Racketeering refers to many things. In this case, it's the crime of obtaining money illegally or through organized crime.
The prison guards were allegedly smuggling cell phones into the prison. As a result, inmates were able to plan and facilitate crimes such as home invasions, drug trafficking, and even homicides, investigators assert.
The reality is that prison guards have a chance to supplement their salary through these smuggling operations. A smuggled cell phone can put upwards of $2,000 in the pocket of the guard who smuggled it, investigators say.

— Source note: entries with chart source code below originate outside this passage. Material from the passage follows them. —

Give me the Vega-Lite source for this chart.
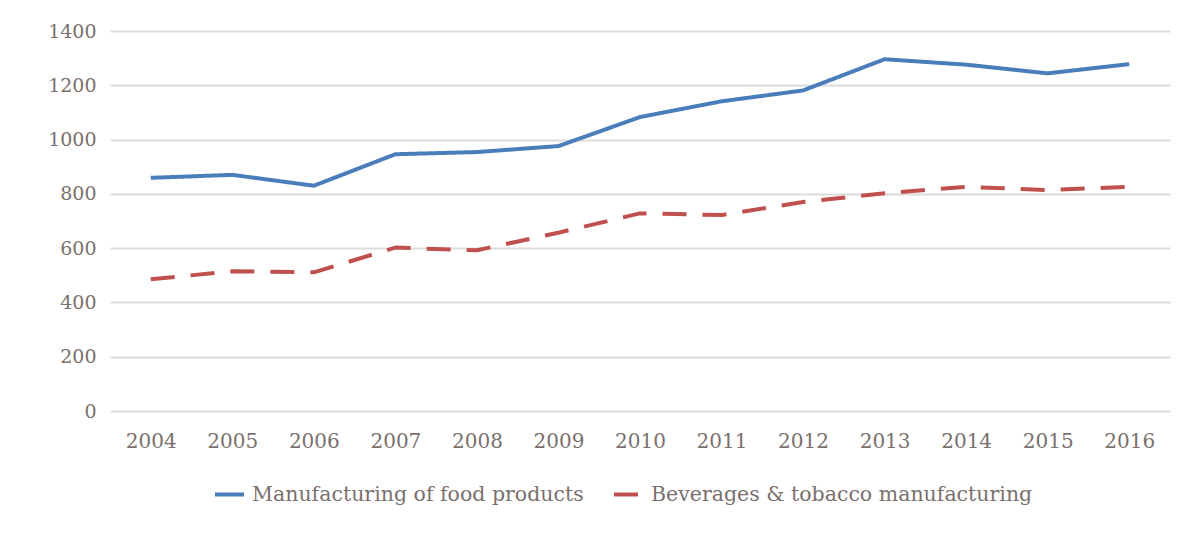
{
  "$schema": "https://vega.github.io/schema/vega-lite/v6.json",
  "width": 1060,
  "height": 380,
  "autosize": {"type": "none"},
  "padding": {"left": 110, "top": 31, "right": 30, "bottom": 122},
  "background": "#ffffff",
  "config": {
    "view": {"stroke": null},
    "font": "DejaVu Serif"
  },
  "data": {
    "values": [
      {"year": "2004", "series": "Manufacturing of food products", "value": 859},
      {"year": "2005", "series": "Manufacturing of food products", "value": 870},
      {"year": "2006", "series": "Manufacturing of food products", "value": 830},
      {"year": "2007", "series": "Manufacturing of food products", "value": 946},
      {"year": "2008", "series": "Manufacturing of food products", "value": 954},
      {"year": "2009", "series": "Manufacturing of food products", "value": 976},
      {"year": "2010", "series": "Manufacturing of food products", "value": 1083},
      {"year": "2011", "series": "Manufacturing of food products", "value": 1141},
      {"year": "2012", "series": "Manufacturing of food products", "value": 1181},
      {"year": "2013", "series": "Manufacturing of food products", "value": 1296},
      {"year": "2014", "series": "Manufacturing of food products", "value": 1276},
      {"year": "2015", "series": "Manufacturing of food products", "value": 1244},
      {"year": "2016", "series": "Manufacturing of food products", "value": 1278},
      {"year": "2004", "series": "Beverages & tobacco manufacturing", "value": 485},
      {"year": "2005", "series": "Beverages & tobacco manufacturing", "value": 515},
      {"year": "2006", "series": "Beverages & tobacco manufacturing", "value": 511},
      {"year": "2007", "series": "Beverages & tobacco manufacturing", "value": 602},
      {"year": "2008", "series": "Beverages & tobacco manufacturing", "value": 592},
      {"year": "2009", "series": "Beverages & tobacco manufacturing", "value": 657},
      {"year": "2010", "series": "Beverages & tobacco manufacturing", "value": 728},
      {"year": "2011", "series": "Beverages & tobacco manufacturing", "value": 722},
      {"year": "2012", "series": "Beverages & tobacco manufacturing", "value": 770},
      {"year": "2013", "series": "Beverages & tobacco manufacturing", "value": 802},
      {"year": "2014", "series": "Beverages & tobacco manufacturing", "value": 826},
      {"year": "2015", "series": "Beverages & tobacco manufacturing", "value": 814},
      {"year": "2016", "series": "Beverages & tobacco manufacturing", "value": 826}
    ]
  },
  "mark": {"type": "line", "strokeWidth": 4, "strokeCap": "butt", "strokeJoin": "round"},
  "encoding": {
    "x": {
      "field": "year",
      "type": "ordinal",
      "scale": {"type": "point", "padding": 0.5},
      "axis": {
        "title": null,
        "labelAngle": 0,
        "domain": false,
        "ticks": false,
        "labelPadding": 20,
        "labelFontSize": 20,
        "labelColor": "#7a706d",
        "labelFont": "DejaVu Serif"
      }
    },
    "y": {
      "field": "value",
      "type": "quantitative",
      "scale": {"domain": [0, 1400], "nice": false},
      "axis": {
        "title": null,
        "values": [0, 200, 400, 600, 800, 1000, 1200, 1400],
        "format": "d",
        "domain": false,
        "ticks": false,
        "grid": true,
        "gridColor": "#dcdcdc",
        "gridWidth": 2,
        "labelPadding": 14,
        "labelFontSize": 19,
        "labelColor": "#7a706d",
        "labelFont": "DejaVu Serif"
      }
    },
    "color": {
      "field": "series",
      "type": "nominal",
      "scale": {
        "domain": ["Manufacturing of food products", "Beverages & tobacco manufacturing"],
        "range": ["#4a7ebb", "#c0504d"]
      },
      "legend": {
        "title": null,
        "orient": "none",
        "direction": "horizontal",
        "legendX": 103,
        "legendY": 447,
        "symbolType": "stroke",
        "symbolSize": 841,
        "symbolStrokeWidth": 4,
        "labelFontSize": 20.5,
        "labelColor": "#7a706d",
        "labelFont": "DejaVu Serif",
        "labelLimit": 600,
        "columnPadding": 22,
        "labelOffset": 6
      }
    },
    "strokeDash": {
      "field": "series",
      "type": "nominal",
      "scale": {
        "domain": ["Manufacturing of food products", "Beverages & tobacco manufacturing"],
        "range": [[1, 0], [24, 16]]
      },
      "legend": null
    }
  }
}
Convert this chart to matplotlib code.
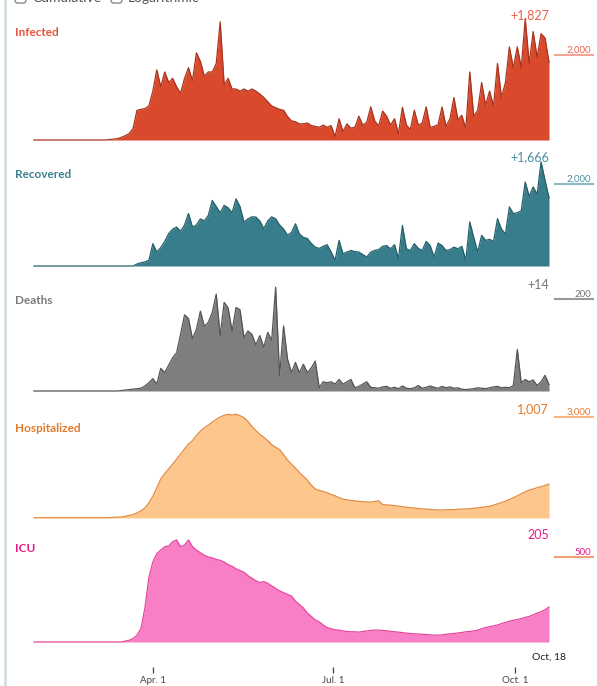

Prison cell phone smuggling is also becoming more common nationwide. The number of cell phones seized in prisons quadrupled over a three-year period, according to a 2011 government report.
But the dangers of giving cell phones to inmates is real. And as such, the consequences are just as real, be it for those on the outside or for the guards themselves. There have been cases of inmates using cell phones to threaten witnesses and even judges, according to CNN.
Oddly enough, now those very same guards who were once smuggling goods to the inmates are finding themselves in the other side of the game. They're now inmates themselves.